Дальше я расскажу, что произошло, когда мы с Портой схватили этого капеллана во время большого сражения.
— Вылезайте, вылезайте! — крикнул Старик. — И побыстрее. Это конец Двадцать седьмого полка.
Через двадцать минут наши шестьсот танков[56]представляли собой искореженные горящие обломки. Еще через двадцать подъехал на своем вездеходе оберст фон Линденау и, взглянув на разбитые танки, сказал усталым голосом:
— Все, кто в состоянии, возвращайтесь на старые квартиры. Двадцать седьмой полк теперь, когда авиация превратила его в металлолом, никакой роли не играет.
Авиация была нашей. По какой-то прискорбной ошибке нас бомбили «штуки».
Через несколько дней мы снова участвовали в бою с новыми экипажами и новыми танками, спешно доставленными из Харькова.
Тогда я с ужасом понял, как война отравляет душу.
Я всегда ненавидел войну и ненавижу сейчас, однако же делал то, чего не следовало; то, что ненавидел и осуждал, о чем сожалею до сих пор и не могу понять, как это я делал.
Я увидел в перископ, как из снарядной воронки выскочил русский пехотинец и бросился к другой. Быстро прицелился и дал по нему пулеметную очередь. Пули взрыли вокруг него землю, но он остался невредим. Когда наш танк приблизился, русский выскочил из второй воронки и побежал, как заяц, к следующей. Вокруг него снова сеялись пули, Плутон тоже открыл по нему огонь, но никто из нас в него не попадал. Порта покатился со смеху и поднял Сталина к смотровой щели.
— Посмотри на работу наших метких стрелков, — сказал он коту.
Русский, видимо, обезумел от страха, потому что начал бегать по кругу. Наши пулеметы снова застрочили по нему, однако, к нашему изумлению, мы по-прежнему не могли в него попасть. Старик со Штеге заливались смехом почти так же, как Порта, и Штеге сказал:
— Господи, неужели ты не можешь держать эту … черту горизонтально?
Я мысленно выругался, и когда русский прыгнул в очередную воронку, навел на нее огнемет и выпустил струю пламени, с ревом пронесшуюся по земле. Потом повернулся к Старику и сказал:
— После этого он не поднимется.
— Неужели? — ответил Старик. — Посмотри в прицел.
Я едва верил своим глазам: почерневший от огнеметной сажи пехотинец забежал в дом. Остальные четверо громко захохотали.

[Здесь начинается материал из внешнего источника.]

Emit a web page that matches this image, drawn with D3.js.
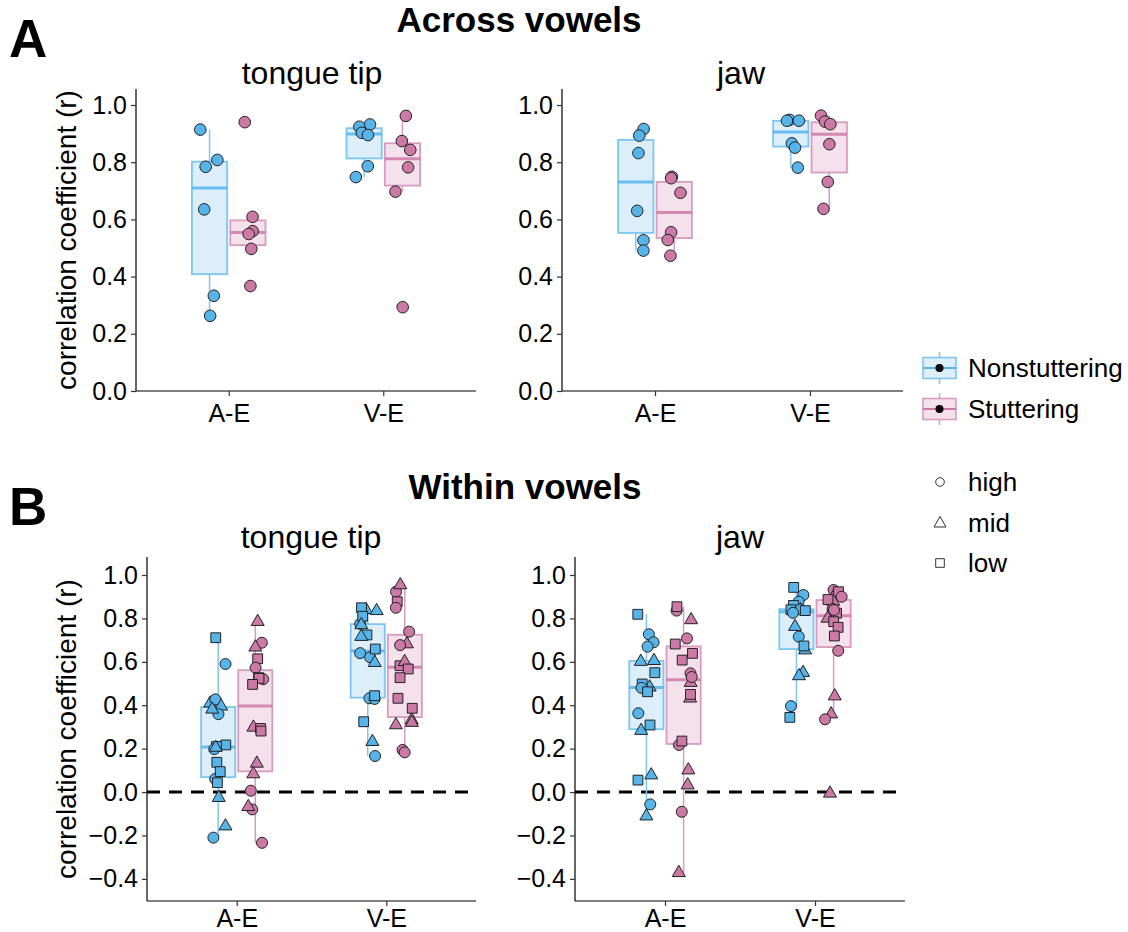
<!DOCTYPE html>
<html><head><meta charset="utf-8">
<script src="https://cdn.jsdelivr.net/npm/d3@7"></script>
<style>body{margin:0;background:#fff} svg{display:block} text{font-family:"Liberation Sans",Arial,Helvetica,sans-serif;fill:#000}</style>
</head><body><svg id="c" width="1128" height="932"></svg>
<script>
// ---------- data ----------
const categories = ["A-E", "V-E"];
const groups = ["Nonstuttering", "Stuttering"];
const vowels = ["high", "mid", "low"];
const yTicksA = [0, 0.2, 0.4, 0.6, 0.8, 1.0];
const yTicksB = [-0.4, -0.2, 0, 0.2, 0.4, 0.6, 0.8, 1.0];

// A: across vowels (one value per speaker)
const acrossTipNS_AE = [0.914, 0.808, 0.784, 0.635, 0.333, 0.263];
const acrossTipS_AE  = [0.940, 0.609, 0.559, 0.549, 0.497, 0.367];
const acrossTipNS_VE = [0.932, 0.924, 0.903, 0.895, 0.786, 0.748];
const acrossTipS_VE  = [0.962, 0.874, 0.843, 0.782, 0.697, 0.293];
const acrossJawNS_AE = [0.916, 0.893, 0.832, 0.630, 0.527, 0.491];
const acrossJawS_AE  = [0.749, 0.744, 0.693, 0.555, 0.528, 0.473];
const acrossJawNS_VE = [0.948, 0.945, 0.945, 0.866, 0.851, 0.781];
const acrossJawS_VE  = [0.963, 0.942, 0.933, 0.863, 0.731, 0.637];

// B: within vowels (per vowel height)
const withinTipNS_AE = {high:[0.590,0.427,0.359,0.198,0.060,-0.210], mid:[0.409,0.395,0.381,0.205,-0.026,-0.157], low:[0.711,0.217,0.210,0.137,0.094,0.043]};
const withinTipS_AE  = {high:[0.688,0.573,0.520,0.006,-0.080,-0.234], mid:[0.785,0.667,0.298,0.132,0.083,-0.068], low:[0.614,0.527,0.524,0.496,0.293,0.281]};
const withinTipNS_VE = {high:[0.775,0.640,0.621,0.432,0.429,0.166], mid:[0.840,0.835,0.770,0.716,0.596,0.232], low:[0.849,0.810,0.724,0.659,0.444,0.324]};
const withinTipS_VE  = {high:[0.923,0.849,0.739,0.677,0.194,0.183], mid:[0.954,0.682,0.600,0.332,0.320,0.309], low:[0.877,0.582,0.567,0.527,0.432,0.386]};
const withinJawNS_AE = {high:[0.727,0.690,0.670,0.480,0.363,-0.057], mid:[0.605,0.601,0.483,0.283,0.078,-0.111], low:[0.819,0.550,0.498,0.462,0.309,0.055]};
const withinJawS_AE  = {high:[0.836,0.708,0.547,0.530,0.217,-0.091], mid:[0.793,0.504,0.432,0.101,0.032,-0.372], low:[0.854,0.682,0.639,0.608,0.450,0.235]};
const withinJawNS_VE = {high:[0.908,0.877,0.841,0.826,0.716,0.396], mid:[0.843,0.838,0.762,0.654,0.550,0.535], low:[0.943,0.860,0.840,0.836,0.673,0.344]};
const withinJawS_VE  = {high:[0.931,0.900,0.843,0.839,0.651,0.335], mid:[0.908,0.878,0.800,0.442,0.359,-0.006], low:[0.923,0.887,0.824,0.785,0.759,0.719]};

// ---------- styles ----------
const fillCol = {Nonstuttering: "#56B4E9", Stuttering: "#CC79A7"};
const boxFill = {Nonstuttering: "#DCEEFA", Stuttering: "#F4E1EC"};
const boxLine = {Nonstuttering: "#7CC6EF", Stuttering: "#D89BC1"};
const FONT = '"Liberation Sans",Arial,Helvetica,sans-serif';

const svg = d3.select("#c");

// deterministic jitter
let seed = 7;
function rnd() { seed = (seed * 16807) % 2147483647; return (seed - 1) / 2147483646; }

function shapePath(shape, r) {
  if (shape === "mid") {
    const s = 13, h = s * Math.sqrt(3) / 2;
    return `M0,${-2*h/3}L${s/2},${h/3}L${-s/2},${h/3}Z`;
  }
  if (shape === "low") { const a = 4.9; return `M${-a},${-a}H${a}V${a}H${-a}Z`; }
  return d3.symbol(d3.symbolCircle, Math.PI * r * r)();
}

function stats(vals) {
  const s = vals.slice().sort(d3.ascending);
  const q1 = d3.quantile(s, 0.25), med = d3.quantile(s, 0.5), q3 = d3.quantile(s, 0.75);
  const iqr = q3 - q1;
  const lo = d3.min(s.filter(v => v >= q1 - 1.5 * iqr));
  const hi = d3.max(s.filter(v => v <= q3 + 1.5 * iqr));
  return {q1, med, q3, lo, hi};
}

function drawPanel(o) {
  const g = svg.append("g");
  const x = d3.scalePoint().domain(categories).range([o.x0, o.x1]).padding(0.6);
  const step = x.step();
  const y = d3.scaleLinear().domain(o.domain).range([o.y1, o.y0]);

  if (o.zero) {
    g.append("line").attr("x1", o.x0).attr("x2", o.x1)
      .attr("y1", y(0)).attr("y2", y(0))
      .attr("stroke", "#000").attr("stroke-width", 3).attr("stroke-dasharray", "13,9");
  }

  const bw = 0.228 * step, off = 0.124 * step;
  o.cells.forEach(c => {
    const cx = x(c.cat) + (c.group === "Nonstuttering" ? -off : off);
    const vals = c.points.map(p => p.v);
    const st = stats(vals);
    const bg = g.append("g");
    bg.append("line").attr("x1", cx).attr("x2", cx).attr("y1", y(st.q3)).attr("y2", y(st.hi))
      .attr("stroke", boxLine[c.group]).attr("stroke-width", 1.5);
    bg.append("line").attr("x1", cx).attr("x2", cx).attr("y1", y(st.q1)).attr("y2", y(st.lo))
      .attr("stroke", boxLine[c.group]).attr("stroke-width", 1.5);
    bg.append("rect").attr("x", cx - bw / 2).attr("width", bw)
      .attr("y", y(st.q3)).attr("height", y(st.q1) - y(st.q3))
      .attr("fill", boxFill[c.group]).attr("stroke", boxLine[c.group]).attr("stroke-width", 1.8);
    bg.append("line").attr("x1", cx - bw / 2).attr("x2", cx + bw / 2).attr("y1", y(st.med)).attr("y2", y(st.med))
      .attr("stroke", fillCol[c.group]).attr("stroke-width", 3).attr("stroke-opacity", 0.85);
    c.points.forEach(p => {
      const jx = cx + (rnd() - 0.5) * 0.12 * step;
      g.append("path").attr("d", shapePath(p.shape, o.r))
        .attr("transform", `translate(${jx},${y(p.v)})`)
        .attr("fill", fillCol[c.group]).attr("stroke", "#222").attr("stroke-width", 1);
    });
  });

  const yAxis = g.append("g").attr("transform", `translate(${o.x0},0)`)
    .call(d3.axisLeft(y).tickValues(o.ticks).tickFormat(d3.format(".1f")).tickSize(5).tickPadding(4));
  const xAxis = g.append("g").attr("transform", `translate(0,${o.y1})`)
    .call(d3.axisBottom(x).tickSize(5).tickPadding(o.xPad));
  [yAxis, xAxis].forEach(a => {
    a.select(".domain").attr("stroke", "#000").attr("stroke-width", 1.2);
    a.selectAll(".tick line").attr("stroke", "#333").attr("stroke-width", 1.2);
    a.selectAll("text").attr("font-family", FONT).attr("font-size", 25).attr("fill", "#000");
  });
  yAxis.select(".domain").attr("d", `M0,${o.y0}V${o.y1}`);
  xAxis.select(".domain").attr("d", `M${o.x0},0H${o.x1}`);

  g.append("text").attr("x", o.titleX).attr("y", o.titleY).attr("text-anchor", "middle")
    .attr("font-size", 32).text(o.title);
  if (o.showY) {
    g.append("text").attr("transform", `translate(66,${(o.y0 + o.y1) / 2}) rotate(-90)`)
      .attr("text-anchor", "middle").attr("dominant-baseline", "central")
      .attr("font-size", 28).text("correlation coefficient (r)");
  }
}

function acrossCells(ns_ae, s_ae, ns_ve, s_ve) {
  const mk = (arr, cat, group) => ({cat, group, points: arr.map(v => ({v, shape: "high"}))});
  return [mk(ns_ae, "A-E", "Nonstuttering"), mk(s_ae, "A-E", "Stuttering"),
          mk(ns_ve, "V-E", "Nonstuttering"), mk(s_ve, "V-E", "Stuttering")];
}
function withinCells(ns_ae, s_ae, ns_ve, s_ve) {
  const mk = (obj, cat, group) => {
    const pts = [];
    for (let i = 0; i < 6; i++) vowels.forEach(vw => pts.push({v: obj[vw][i], shape: vw}));
    return {cat, group, points: pts};
  };
  return [mk(ns_ae, "A-E", "Nonstuttering"), mk(s_ae, "A-E", "Stuttering"),
          mk(ns_ve, "V-E", "Nonstuttering"), mk(s_ve, "V-E", "Stuttering")];
}

// ---------- headings ----------
svg.append("text").attr("x", 9).attr("y", 57).attr("font-size", 53).attr("font-weight", "bold").text("A");
svg.append("text").attr("x", 519).attr("y", 32).attr("text-anchor", "middle").attr("font-size", 35).attr("font-weight", "bold").text("Across vowels");
svg.append("text").attr("x", 9).attr("y", 525).attr("font-size", 53).attr("font-weight", "bold").text("B");
svg.append("text").attr("x", 525).attr("y", 499).attr("text-anchor", "middle").attr("font-size", 35).attr("font-weight", "bold").text("Within vowels");

// ---------- panels ----------
drawPanel({x0: 136, x1: 476, y0: 89, y1: 391, domain: [0, 1.056], ticks: yTicksA, title: "tongue tip", titleX: 312, titleY: 84, showY: true, r: 5.8, xPad: 8,
  cells: acrossCells(acrossTipNS_AE, acrossTipS_AE, acrossTipNS_VE, acrossTipS_VE)});
drawPanel({x0: 562, x1: 903, y0: 89, y1: 391, domain: [0, 1.056], ticks: yTicksA, title: "jaw", titleX: 741, titleY: 84, showY: false, r: 5.8, xPad: 8,
  cells: acrossCells(acrossJawNS_AE, acrossJawS_AE, acrossJawNS_VE, acrossJawS_VE)});
drawPanel({x0: 147, x1: 476, y0: 557, y1: 901, domain: [-0.502, 1.083], ticks: yTicksB, title: "tongue tip", titleX: 311, titleY: 548, showY: true, zero: true, r: 5.5, xPad: 3,
  cells: withinCells(withinTipNS_AE, withinTipS_AE, withinTipNS_VE, withinTipS_VE)});
drawPanel({x0: 575, x1: 905, y0: 557, y1: 901, domain: [-0.502, 1.083], ticks: yTicksB, title: "jaw", titleX: 740, titleY: 548, showY: false, zero: true, r: 5.5, xPad: 3,
  cells: withinCells(withinJawNS_AE, withinJawS_AE, withinJawNS_VE, withinJawS_VE)});

// ---------- legends ----------
const lg = svg.append("g");
groups.forEach((gname, i) => {
  const cy = 368 + i * 41, kx = 923, kw = 33;
  lg.append("line").attr("x1", kx + kw / 2).attr("x2", kx + kw / 2).attr("y1", cy - 16).attr("y2", cy + 16)
    .attr("stroke", boxLine[gname]).attr("stroke-width", 1.5);
  lg.append("rect").attr("x", kx).attr("y", cy - 10.5).attr("width", kw).attr("height", 21)
    .attr("fill", boxFill[gname]).attr("stroke", boxLine[gname]).attr("stroke-width", 1.6);
  lg.append("line").attr("x1", kx).attr("x2", kx + kw).attr("y1", cy).attr("y2", cy)
    .attr("stroke", fillCol[gname]).attr("stroke-width", 2);
  lg.append("circle").attr("cx", kx + kw / 2).attr("cy", cy).attr("r", 4).attr("fill", "#000");
  lg.append("text").attr("x", 968).attr("y", cy + 9).attr("font-size", 26).text(gname);
});
vowels.forEach((vw, i) => {
  const cy = 482 + i * 40.5;
  const p = vw === "high" ? d3.symbol(d3.symbolCircle, Math.PI * 4.3 * 4.3)()
          : vw === "mid" ? "M0,-6L6,4.5L-6,4.5Z" : "M-4.3,-4.3H4.3V4.3H-4.3Z";
  lg.append("path").attr("d", p).attr("transform", `translate(940,${cy})`)
    .attr("fill", "none").attr("stroke", "#333").attr("stroke-width", 1);
  lg.append("text").attr("x", 968).attr("y", cy + 9).attr("font-size", 26).text(vw);
});
</script>
</body></html>
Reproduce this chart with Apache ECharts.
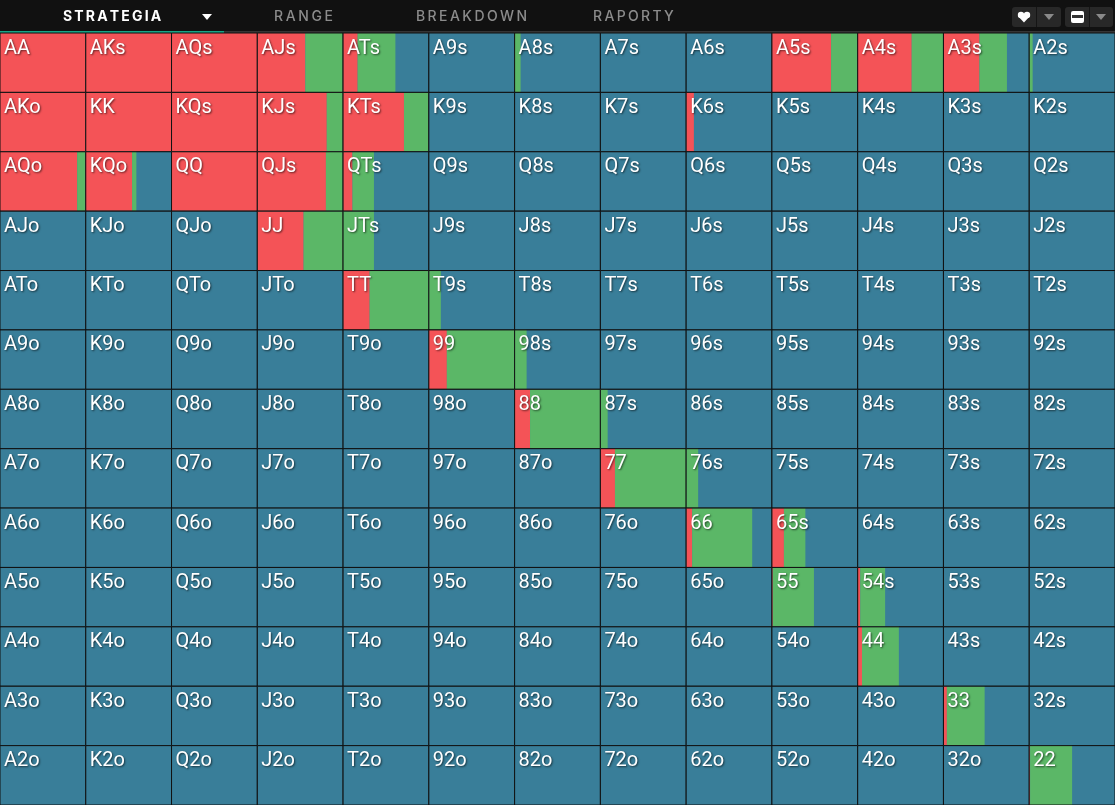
<!DOCTYPE html>
<html>
<head>
<meta charset="utf-8">
<script src="https://cdn.jsdelivr.net/npm/echarts@6/dist/echarts.min.js"></script>
<style>
  html, body { margin: 0; padding: 0; background: #111; }
  #chart { width: 1115px; height: 805px; }
</style>
</head>
<body>
<div id="chart"></div>
<script>
var ranks = ['A', 'K', 'Q', 'J', 'T', '9', '8', '7', '6', '5', '4', '3', '2'];
var tabs = ['STRATEGIA', 'RANGE', 'BREAKDOWN', 'RAPORTY'];

// częstotliwości: raise (czerwony) i call (zielony), reszta to fold
var raise = [
    [1, 1, 1, 0.56, 0.17, 0, 0, 0, 0, 0.69, 0.63, 0.42, 0],
    [1, 1, 1, 0.81, 0.71, 0, 0, 0, 0.09, 0, 0, 0, 0],
    [0.9, 0.54, 1, 0.8, 0.11, 0, 0, 0, 0, 0, 0, 0, 0],
    [0, 0, 0, 0.54, 0, 0, 0, 0, 0, 0, 0, 0, 0],
    [0, 0, 0, 0, 0.31, 0, 0, 0, 0, 0, 0, 0, 0],
    [0, 0, 0, 0, 0, 0.21, 0, 0, 0, 0, 0, 0, 0],
    [0, 0, 0, 0, 0, 0, 0.18, 0, 0, 0, 0, 0, 0],
    [0, 0, 0, 0, 0, 0, 0, 0.17, 0, 0, 0, 0, 0],
    [0, 0, 0, 0, 0, 0, 0, 0, 0.07, 0.14, 0, 0, 0],
    [0, 0, 0, 0, 0, 0, 0, 0, 0, 0.01, 0.03, 0, 0],
    [0, 0, 0, 0, 0, 0, 0, 0, 0, 0, 0.05, 0, 0],
    [0, 0, 0, 0, 0, 0, 0, 0, 0, 0, 0, 0.04, 0],
    [0, 0, 0, 0, 0, 0, 0, 0, 0, 0, 0, 0, 0.01]
];
var call = [
    [0, 0, 0, 0.44, 0.44, 0, 0.07, 0, 0, 0.31, 0.37, 0.32, 0.04],
    [0, 0, 0, 0.19, 0.29, 0, 0, 0, 0, 0, 0, 0, 0],
    [0.1, 0.05, 0, 0.2, 0.25, 0, 0, 0, 0, 0, 0, 0, 0],
    [0, 0, 0, 0.46, 0.36, 0, 0, 0, 0, 0, 0, 0, 0],
    [0, 0, 0, 0, 0.69, 0.14, 0, 0, 0, 0, 0, 0, 0],
    [0, 0, 0, 0, 0, 0.79, 0.14, 0, 0, 0, 0, 0, 0],
    [0, 0, 0, 0, 0, 0, 0.82, 0.085, 0, 0, 0, 0, 0],
    [0, 0, 0, 0, 0, 0, 0, 0.83, 0.14, 0, 0, 0, 0],
    [0, 0, 0, 0, 0, 0, 0, 0, 0.7, 0.25, 0, 0, 0],
    [0, 0, 0, 0, 0, 0, 0, 0, 0, 0.48, 0.29, 0, 0],
    [0, 0, 0, 0, 0, 0, 0, 0, 0, 0, 0.43, 0, 0],
    [0, 0, 0, 0, 0, 0, 0, 0, 0, 0, 0, 0.44, 0],
    [0, 0, 0, 0, 0, 0, 0, 0, 0, 0, 0, 0, 0.49]
];

var RED = '#f45357';
var GREEN = '#5bb767';
var BLUE = '#397e99';

function handName(r, c) {
    if (r == c) return ranks[r] + ranks[c];
    if (c > r) return ranks[r] + ranks[c] + 's';
    return ranks[c] + ranks[r] + 'o';
}

var cells = [];
for (var r = 0; r < 13; r++) {
    for (var c = 0; c < 13; c++) {
        cells.push([c, r, raise[r][c], call[r][c], handName(r, c)]);
    }
}

var chart = echarts.init(document.getElementById('chart'));

function tri(cx, cy, fill) {
    return {
        type: 'polygon',
        shape: { points: [[cx - 5, cy - 3], [cx + 5, cy - 3], [cx, cy + 3]] },
        style: { fill: fill }
    };
}

var header = [
    { type: 'rect', shape: { x: 0, y: 0, width: 1115, height: 33 }, style: { fill: '#111' } },
    { type: 'rect', shape: { x: 0, y: 31, width: 1115, height: 2 }, style: { fill: '#353535' } },
    { type: 'rect', shape: { x: 0, y: 31, width: 224, height: 2 }, style: { fill: '#17a386' } },
    tri(207, 17, '#fff'),
    // przyciski po prawej
    { type: 'rect', shape: { x: 1012, y: 7, width: 49, height: 20, r: 3 }, style: { fill: '#282828' } },
    { type: 'rect', shape: { x: 1036, y: 7, width: 1, height: 20 }, style: { fill: '#151515' } },
    // serce: dwa kółka + trójkąt
    { type: 'circle', shape: { cx: 1021, cy: 15, r: 3.2 }, style: { fill: '#fff' } },
    { type: 'circle', shape: { cx: 1027, cy: 15, r: 3.2 }, style: { fill: '#fff' } },
    { type: 'polygon', shape: { points: [[1017.9, 16], [1030.1, 16], [1024, 22.5]] }, style: { fill: '#fff' } },
    tri(1049, 17, '#8a8a8a'),
    { type: 'rect', shape: { x: 1065, y: 7, width: 48, height: 20, r: 3 }, style: { fill: '#282828' } },
    { type: 'rect', shape: { x: 1089, y: 7, width: 1, height: 20 }, style: { fill: '#151515' } },
    { type: 'rect', shape: { x: 1071, y: 11, width: 13, height: 12, r: 2 }, style: { fill: '#fff' } },
    { type: 'rect', shape: { x: 1072, y: 15, width: 11, height: 3 }, style: { fill: '#333' } },
    tri(1101, 17, '#8a8a8a')
];

// zakładki z rozstrzelonymi literami (echarts nie ma letterSpacing)
var tabStart = [63, 274, 416, 593];
var tabEnd = [160, 333, 527, 674];
var ctx = document.createElement('canvas').getContext('2d');
tabs.forEach(function (t, i) {
    var weight = i == 0 ? 'bold' : '500';
    ctx.font = weight + ' 14px Inter';
    var total = ctx.measureText(t).width;
    var gap = (tabEnd[i] - tabStart[i] - total) / (t.length - 1);
    var x = tabStart[i];
    for (var k = 0; k < t.length; k++) {
        header.push({
            type: 'text',
            style: {
                text: t[k], x: x, y: 17,
                fill: i == 0 ? '#fff' : '#8c8c8c',
                fontSize: 14, fontWeight: weight,
                fontFamily: 'Inter', verticalAlign: 'middle'
            }
        });
        x += ctx.measureText(t[k]).width + gap;
    }
});

chart.setOption({
    animation: false,
    backgroundColor: '#111',
    grid: { left: 0, right: 0, top: 33, bottom: 0 },
    xAxis: { type: 'value', min: 0, max: 13, interval: 1, show: false },
    yAxis: { type: 'value', min: 0, max: 13, interval: 1, inverse: true, show: false },
    graphic: header,
    series: [{
        type: 'custom',
        data: cells,
        renderItem: function (params, api) {
            var p = api.coord([api.value(0), api.value(1)]);
            var s = api.size([1, 1]);
            var w = s[0], h = s[1];
            var rw = w * api.value(2);
            var cw = w * api.value(3);
            var name = cells[params.dataIndex][4];
            return {
                type: 'group',
                children: [
                    { type: 'rect', shape: { x: p[0], y: p[1], width: w, height: h }, style: { fill: BLUE } },
                    { type: 'rect', shape: { x: p[0], y: p[1], width: rw, height: h }, style: { fill: RED } },
                    { type: 'rect', shape: { x: p[0] + rw, y: p[1], width: cw, height: h }, style: { fill: GREEN } },
                    { type: 'rect', shape: { x: p[0], y: p[1], width: w, height: h }, style: { fill: 'none', stroke: '#111', lineWidth: 1 } },
                    {
                        type: 'text',
                        style: {
                            text: name, x: p[0] + 4, y: p[1] + 5.5,
                            fill: '#fff', fontSize: 20, fontFamily: 'Roboto',
                            textShadowColor: 'rgba(0,0,0,0.6)', textShadowBlur: 2,
                            textShadowOffsetX: 1, textShadowOffsetY: 1
                        }
                    }
                ]
            };
        }
    }]
});
</script>
</body>
</html>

Тут для меня стало делом чести убить этого человека, и я стрелял по дому, пока он не вспыхнул.
Дело чести. Как я мог? Как мог убить человека только ради собственного тщеславия?
Но я это сделал, о чем сожалею. Война с ее вечными убийством, шумом, пламенем, разрушением незаметно отравила меня.
Даже самый фанатичный нацист должен был теперь признать, что великое наступление у немцев сорвалось, потому что мы готовились к отступлению в больших масштабах. Делалось последнее сверхчеловеческое усилие, чтобы добиться победы немецкого оружия. Наша рота дошла до Бирютска, где находилась на отдыхе целая кавалерийская часть. С близкого расстояния и в короткое время мы превратили людей и коней в вопящую окровавленную массу перепуганных людей и брыкающихся животных. Потом вынуждены были отступить, так как против нас бросили большой отряд Т-34.
Повсюду были тяжелые бои и тяжелые потери.